Trevino won one official PGA event per year for the next four seasons, and finished fourth in the 1977 British Open at Turnberry. In 1980, he won a record-tying fifth Vardon Trophy: If being struck by lightning wasn’t going to force his retirement, neither was turning forty.
Still, despite some patching up, Trevino’s life away from the greens and fairways remained as turbulent as ever. The disintegration of several business deals, and ugly divorces from both his wife and longtime manager, Bucky Woy, left him flat broke in 1977, and then again in the early 1980s.

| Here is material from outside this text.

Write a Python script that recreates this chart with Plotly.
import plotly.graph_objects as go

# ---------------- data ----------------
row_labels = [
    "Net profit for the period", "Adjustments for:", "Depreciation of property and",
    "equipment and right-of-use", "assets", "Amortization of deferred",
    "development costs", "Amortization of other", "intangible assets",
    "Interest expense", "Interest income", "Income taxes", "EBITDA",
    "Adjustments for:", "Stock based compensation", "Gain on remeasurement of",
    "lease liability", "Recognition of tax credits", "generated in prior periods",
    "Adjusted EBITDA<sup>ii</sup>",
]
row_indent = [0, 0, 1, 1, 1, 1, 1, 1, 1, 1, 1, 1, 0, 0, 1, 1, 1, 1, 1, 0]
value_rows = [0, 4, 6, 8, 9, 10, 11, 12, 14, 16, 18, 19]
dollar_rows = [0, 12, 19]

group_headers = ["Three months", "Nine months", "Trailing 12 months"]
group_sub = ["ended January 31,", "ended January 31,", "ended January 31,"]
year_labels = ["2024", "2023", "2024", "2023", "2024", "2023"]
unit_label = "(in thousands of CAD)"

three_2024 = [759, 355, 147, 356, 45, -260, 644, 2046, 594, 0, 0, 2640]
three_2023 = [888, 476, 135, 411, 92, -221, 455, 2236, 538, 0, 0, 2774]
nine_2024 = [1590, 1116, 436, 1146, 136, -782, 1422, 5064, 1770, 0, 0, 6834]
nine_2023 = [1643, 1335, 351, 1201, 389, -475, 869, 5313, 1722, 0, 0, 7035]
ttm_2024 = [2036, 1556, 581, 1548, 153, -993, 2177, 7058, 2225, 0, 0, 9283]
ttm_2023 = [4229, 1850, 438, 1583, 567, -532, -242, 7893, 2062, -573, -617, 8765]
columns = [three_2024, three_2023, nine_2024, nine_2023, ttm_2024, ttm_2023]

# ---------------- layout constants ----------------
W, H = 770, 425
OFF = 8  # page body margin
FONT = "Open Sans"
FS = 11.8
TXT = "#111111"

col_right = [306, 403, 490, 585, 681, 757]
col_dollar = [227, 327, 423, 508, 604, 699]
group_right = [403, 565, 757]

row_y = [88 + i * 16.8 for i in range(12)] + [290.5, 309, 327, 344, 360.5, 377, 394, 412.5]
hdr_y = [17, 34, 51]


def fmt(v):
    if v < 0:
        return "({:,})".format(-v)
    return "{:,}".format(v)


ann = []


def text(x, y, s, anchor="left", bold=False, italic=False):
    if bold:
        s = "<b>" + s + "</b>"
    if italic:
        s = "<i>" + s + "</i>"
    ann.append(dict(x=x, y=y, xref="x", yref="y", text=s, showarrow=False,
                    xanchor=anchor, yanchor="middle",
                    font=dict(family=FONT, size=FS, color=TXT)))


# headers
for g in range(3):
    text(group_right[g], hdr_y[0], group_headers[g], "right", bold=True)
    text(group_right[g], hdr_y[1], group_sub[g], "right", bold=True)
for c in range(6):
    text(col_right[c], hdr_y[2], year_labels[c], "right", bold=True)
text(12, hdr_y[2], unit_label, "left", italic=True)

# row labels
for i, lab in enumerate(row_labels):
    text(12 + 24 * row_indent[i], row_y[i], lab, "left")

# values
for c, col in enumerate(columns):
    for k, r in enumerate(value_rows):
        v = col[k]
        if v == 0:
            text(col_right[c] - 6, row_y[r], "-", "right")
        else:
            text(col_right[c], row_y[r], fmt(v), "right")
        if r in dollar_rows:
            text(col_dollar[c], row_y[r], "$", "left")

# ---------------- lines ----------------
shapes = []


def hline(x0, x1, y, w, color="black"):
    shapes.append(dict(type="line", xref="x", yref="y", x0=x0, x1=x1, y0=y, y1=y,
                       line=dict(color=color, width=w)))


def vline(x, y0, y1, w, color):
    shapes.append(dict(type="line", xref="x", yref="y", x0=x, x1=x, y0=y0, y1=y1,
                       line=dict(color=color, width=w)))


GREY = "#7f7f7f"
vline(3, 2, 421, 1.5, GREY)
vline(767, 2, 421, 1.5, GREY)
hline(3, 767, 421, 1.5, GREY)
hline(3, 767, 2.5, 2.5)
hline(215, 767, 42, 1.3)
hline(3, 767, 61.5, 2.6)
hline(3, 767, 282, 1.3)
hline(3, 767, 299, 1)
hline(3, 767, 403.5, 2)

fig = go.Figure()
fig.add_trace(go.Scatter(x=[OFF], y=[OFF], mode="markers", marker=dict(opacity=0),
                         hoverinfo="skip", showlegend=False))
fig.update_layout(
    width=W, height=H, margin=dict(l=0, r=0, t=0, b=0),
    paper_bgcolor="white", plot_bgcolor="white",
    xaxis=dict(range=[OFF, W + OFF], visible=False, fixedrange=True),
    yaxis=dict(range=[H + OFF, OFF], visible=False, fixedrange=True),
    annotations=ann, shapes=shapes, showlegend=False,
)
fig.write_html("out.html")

“It didn’t bother me a bit,” he said two decades later. “If you’ve been poor once, being poor again is no big thing. You just look at it as a challenge.”
He eventually got back on his feet financially, thanks to his earnings on tour and the endorsements he continued to attract. And in 1984, at age forty-four, Trevino won his second PGA Championship at Shoal Creek. His fifteen-under-par total set a PGA scoring record that would last more than a decade.
There to greet her husband at Shoal Creek was Claudia Trevino, though not the same Claudia Trevino who had stood beside her flawed
husband throughout the 1970s. Barely a year after his divorce, Trevino married twenty-four-year-old Claudia Bove, whom he had met at a tournament years earlier when she was just a child. Trevino and “Claudia II” (as the press dubbed her) soon started a family of their own with two young children.
“First, I never used to put anything before or above golf. I can do that now, although it’s not easy, because I can still play,” he later said.
“To be the best at anything, you have to be a little selfish. Selfishness is the reason I didn’t know my first four children. I could have been a better dad, but I would have been an average golfer.”
With his home life crawling toward stability, Trevino finally began to reduce his tournament appearances. He joined NBC Sports as an analyst and was often paired with Vin Scully. He still played as often as his body and new wife would allow.
In a year better remembered for Nicklaus’s victory at the Masters, and despite playing only four events beforehand, Trevino birdied the opening hole to grab a share of the final-round lead of the 1986 U.S. Open at Winged Foot. A solid 71 to close the championship—won by his former hustling mark at Horizon Hills in El Paso, Raymond Floyd—earned Trevino his fifth top-five U.S. Open finish. He, too, could compete on equal terms at age forty-six with the world’s premier golfers.
Born less than eight weeks apart, Nicklaus and Trevino both joined the Senior Tour in 1990. And, as had been the case at Oak Hill in 1968, Merion in 1971, Muirfield in 1972, and Tanglewood Park in 1974, it seemed that only Lee Trevino could foil Jack Nicklaus’s major championship conquests.
In July 1990, both men appeared in their first U.S. Senior Open, held at New Jersey’s Ridgewood Country Club. In search of his third straight victory in a senior major, Nicklaus posted a Saturday 67 to take the lead with one round to play.